Aim: Repeat each line of the material below exactly as it appears, minus any pictures.
------------
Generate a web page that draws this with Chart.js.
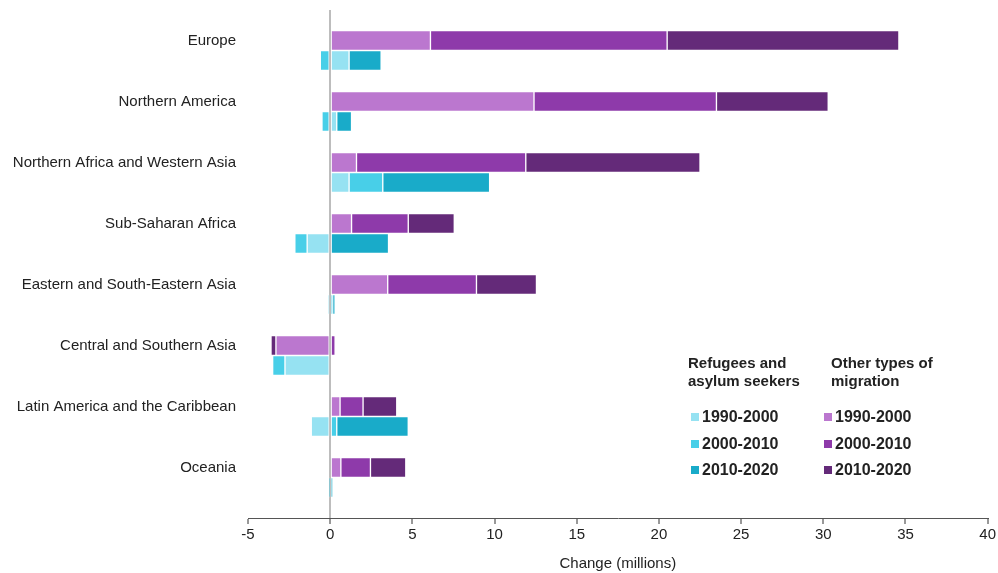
<!DOCTYPE html>
<html>
<head>
<meta charset="utf-8">
<script src="https://cdn.jsdelivr.net/npm/chart.js@4.4.1/dist/chart.umd.min.js"></script>
<style>
  body { margin: 0; background: #fff; font-family: "Liberation Sans", Arial, sans-serif; }
  #wrap { position: relative; width: 998px; height: 573px; }
  .lg { position: absolute; font-weight: bold; font-size: 15px; color: #222; line-height: 18px; white-space: nowrap; }
  .lg.item { font-size: 16px; }
  .lg .sw { display: inline-block; width: 8px; height: 8px; margin-right: 3px; vertical-align: 1px; }
</style>
</head>
<body>
<div id="wrap">
  <canvas id="chart" width="998" height="573"></canvas>
  <div id="legend"></div>
</div>
<script>
const categories = [
  "Europe",
  "Northern America",
  "Northern Africa and Western Asia",
  "Sub-Saharan Africa",
  "Eastern and South-Eastern Asia",
  "Central and Southern Asia",
  "Latin America and the Caribbean",
  "Oceania"
];
const periods = ["1990-2000", "2000-2010", "2010-2020"];

// other types of migration
const other1990 = [6.1, 12.4, 1.6, 1.3, 3.5, -3.3, 0.6, 0.65];
const other2000 = [14.4, 11.1, 10.3, 3.45, 5.4, 0.3, 1.4, 1.8];
const other2010 = [14.1, 6.8, 10.6, 2.8, 3.65, -0.3, 2.05, 2.15];

// refugees and asylum seekers
const ref1990 = [1.15, 0.4, 1.15, -1.4, -0.1, -2.75, -1.15, 0];
const ref2000 = [-0.6, -0.5, 2.05, -0.75, 0.15, -0.75, 0.4, -0.05];
const ref2010 = [1.95, 0.9, 6.5, 3.55, 0.15, 0, 4.35, 0.15];

const xTicks = [-5, 0, 5, 10, 15, 20, 25, 30, 35, 40];

const refColors = ["#96e2f2", "#48cfe8", "#19abc9"];
const otherColors = ["#bb77cf", "#8e3aaa", "#642a79"];

function toPoints(arr) {
  return arr.map((v, i) => ({ x: v, y: i }));
}

const otherSeries = [other1990, other2000, other2010];
const refSeries = [ref1990, ref2000, ref2010];

const datasets = [];
otherSeries.forEach((s, k) => datasets.push({
  label: "Other " + periods[k], stack: "other", data: toPoints(s),
  backgroundColor: otherColors[k]
}));
refSeries.forEach((s, k) => datasets.push({
  label: "Refugees " + periods[k], stack: "ref", data: toPoints(s),
  backgroundColor: refColors[k]
}));
datasets.forEach(d => {
  d.borderColor = "rgba(255,255,255,0.3)";
  d.borderWidth = 1;
  d.borderSkipped = false;
  d.barThickness = 20;
});

const font = { family: "'Liberation Sans', Arial, sans-serif", size: 15 };

new Chart(document.getElementById("chart"), {
  type: "bar",
  data: { datasets },
  options: {
    indexAxis: "y",
    responsive: false,
    animation: false,
    layout: { padding: { top: 10, right: 8, left: 0, bottom: 0 } },
    plugins: { legend: { display: false }, tooltip: { enabled: false } },
    scales: {
      x: {
        type: "linear",
        stacked: true,
        min: -5, max: 40,
        afterBuildTicks: s => { s.ticks = xTicks.map(v => ({ value: v })); },
        afterFit: s => { s.height = 55; },
        ticks: { font, color: "#222", padding: 2 },
        grid: {
          color: c => c.tick && c.tick.value === 0 ? "#bdbdbd" : "rgba(0,0,0,0)",
          lineWidth: 2,
          tickColor: "#333",
          tickWidth: 1,
          tickLength: 6
        },
        border: { display: true, color: "#555", width: 1 },
        title: { display: true, text: "Change (millions)", font, color: "#222", padding: { top: 4, bottom: 0 } }
      },
      y: {
        type: "linear",
        reverse: true,
        offset: false,
        bounds: "data",
        min: -0.664, max: 7.664,
        afterBuildTicks: s => { s.ticks = categories.map((c, i) => ({ value: i })); },
        afterFit: s => { s.width = 248; s.paddingTop = 0; s.paddingBottom = 0; },
        ticks: {
          autoSkip: false,
          font, color: "#222", padding: 12,
          labelOffset: -10,
          callback: v => categories[v] || ""
        },
        grid: { display: false, drawTicks: false },
        border: { display: false }
      }
    }
  }
});

// legend, two columns with headings
const legend = document.getElementById("legend");
function addText(x, y, html, cls) {
  const d = document.createElement("div");
  d.className = "lg" + (cls ? " " + cls : "");
  d.style.left = x + "px";
  d.style.top = y + "px";
  d.innerHTML = html;
  legend.appendChild(d);
}
addText(688, 354, "Refugees and<br>asylum seekers");
addText(831, 354, "Other types of<br>migration");
periods.forEach((p, k) => {
  const y = 408 + k * 26.5;
  addText(691, y, '<span class="sw" style="background:' + refColors[k] + '"></span>' + p, "item");
  addText(824, y, '<span class="sw" style="background:' + otherColors[k] + '"></span>' + p, "item");
});
</script>
</body>
</html>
------------
Correct result:
Generate a web page that draws this with Chart.js.
<!DOCTYPE html>
<html>
<head>
<meta charset="utf-8">
<script src="https://cdn.jsdelivr.net/npm/chart.js@4.4.1/dist/chart.umd.min.js"></script>
<style>
  body { margin: 0; background: #fff; font-family: "Liberation Sans", Arial, sans-serif; }
  #wrap { position: relative; width: 998px; height: 573px; }
  .lg { position: absolute; font-weight: bold; font-size: 15px; color: #222; line-height: 18px; white-space: nowrap; }
  .lg.item { font-size: 16px; }
  .lg .sw { display: inline-block; width: 8px; height: 8px; margin-right: 3px; vertical-align: 1px; }
</style>
</head>
<body>
<div id="wrap">
  <canvas id="chart" width="998" height="573"></canvas>
  <div id="legend"></div>
</div>
<script>
const categories = [
  "Europe",
  "Northern America",
  "Northern Africa and Western Asia",
  "Sub-Saharan Africa",
  "Eastern and South-Eastern Asia",
  "Central and Southern Asia",
  "Latin America and the Caribbean",
  "Oceania"
];
const periods = ["1990-2000", "2000-2010", "2010-2020"];

// other types of migration
const other1990 = [6.1, 12.4, 1.6, 1.3, 3.5, -3.3, 0.6, 0.65];
const other2000 = [14.4, 11.1, 10.3, 3.45, 5.4, 0.3, 1.4, 1.8];
const other2010 = [14.1, 6.8, 10.6, 2.8, 3.65, -0.3, 2.05, 2.15];

// refugees and asylum seekers
const ref1990 = [1.15, 0.4, 1.15, -1.4, -0.1, -2.75, -1.15, 0];
const ref2000 = [-0.6, -0.5, 2.05, -0.75, 0.15, -0.75, 0.4, -0.05];
const ref2010 = [1.95, 0.9, 6.5, 3.55, 0.15, 0, 4.35, 0.15];

const xTicks = [-5, 0, 5, 10, 15, 20, 25, 30, 35, 40];

const refColors = ["#96e2f2", "#48cfe8", "#19abc9"];
const otherColors = ["#bb77cf", "#8e3aaa", "#642a79"];

function toPoints(arr) {
  return arr.map((v, i) => ({ x: v, y: i }));
}

const otherSeries = [other1990, other2000, other2010];
const refSeries = [ref1990, ref2000, ref2010];

const datasets = [];
otherSeries.forEach((s, k) => datasets.push({
  label: "Other " + periods[k], stack: "other", data: toPoints(s),
  backgroundColor: otherColors[k]
}));
refSeries.forEach((s, k) => datasets.push({
  label: "Refugees " + periods[k], stack: "ref", data: toPoints(s),
  backgroundColor: refColors[k]
}));
datasets.forEach(d => {
  d.borderColor = "rgba(255,255,255,0.3)";
  d.borderWidth = 1;
  d.borderSkipped = false;
  d.barThickness = 20;
});

const font = { family: "'Liberation Sans', Arial, sans-serif", size: 15 };

new Chart(document.getElementById("chart"), {
  type: "bar",
  data: { datasets },
  options: {
    indexAxis: "y",
    responsive: false,
    animation: false,
    layout: { padding: { top: 10, right: 8, left: 0, bottom: 0 } },
    plugins: { legend: { display: false }, tooltip: { enabled: false } },
    scales: {
      x: {
        type: "linear",
        stacked: true,
        min: -5, max: 40,
        afterBuildTicks: s => { s.ticks = xTicks.map(v => ({ value: v })); },
        afterFit: s => { s.height = 55; },
        ticks: { font, color: "#222", padding: 2 },
        grid: {
          color: c => c.tick && c.tick.value === 0 ? "#bdbdbd" : "rgba(0,0,0,0)",
          lineWidth: 2,
          tickColor: "#333",
          tickWidth: 1,
          tickLength: 6
        },
        border: { display: true, color: "#555", width: 1 },
        title: { display: true, text: "Change (millions)", font, color: "#222", padding: { top: 4, bottom: 0 } }
      },
      y: {
        type: "linear",
        reverse: true,
        offset: false,
        bounds: "data",
        min: -0.664, max: 7.664,
        afterBuildTicks: s => { s.ticks = categories.map((c, i) => ({ value: i })); },
        afterFit: s => { s.width = 248; s.paddingTop = 0; s.paddingBottom = 0; },
        ticks: {
          autoSkip: false,
          font, color: "#222", padding: 12,
          labelOffset: -10,
          callback: v => categories[v] || ""
        },
        grid: { display: false, drawTicks: false },
        border: { display: false }
      }
    }
  }
});

// legend, two columns with headings
const legend = document.getElementById("legend");
function addText(x, y, html, cls) {
  const d = document.createElement("div");
  d.className = "lg" + (cls ? " " + cls : "");
  d.style.left = x + "px";
  d.style.top = y + "px";
  d.innerHTML = html;
  legend.appendChild(d);
}
addText(688, 354, "Refugees and<br>asylum seekers");
addText(831, 354, "Other types of<br>migration");
periods.forEach((p, k) => {
  const y = 408 + k * 26.5;
  addText(691, y, '<span class="sw" style="background:' + refColors[k] + '"></span>' + p, "item");
  addText(824, y, '<span class="sw" style="background:' + otherColors[k] + '"></span>' + p, "item");
});
</script>
</body>
</html>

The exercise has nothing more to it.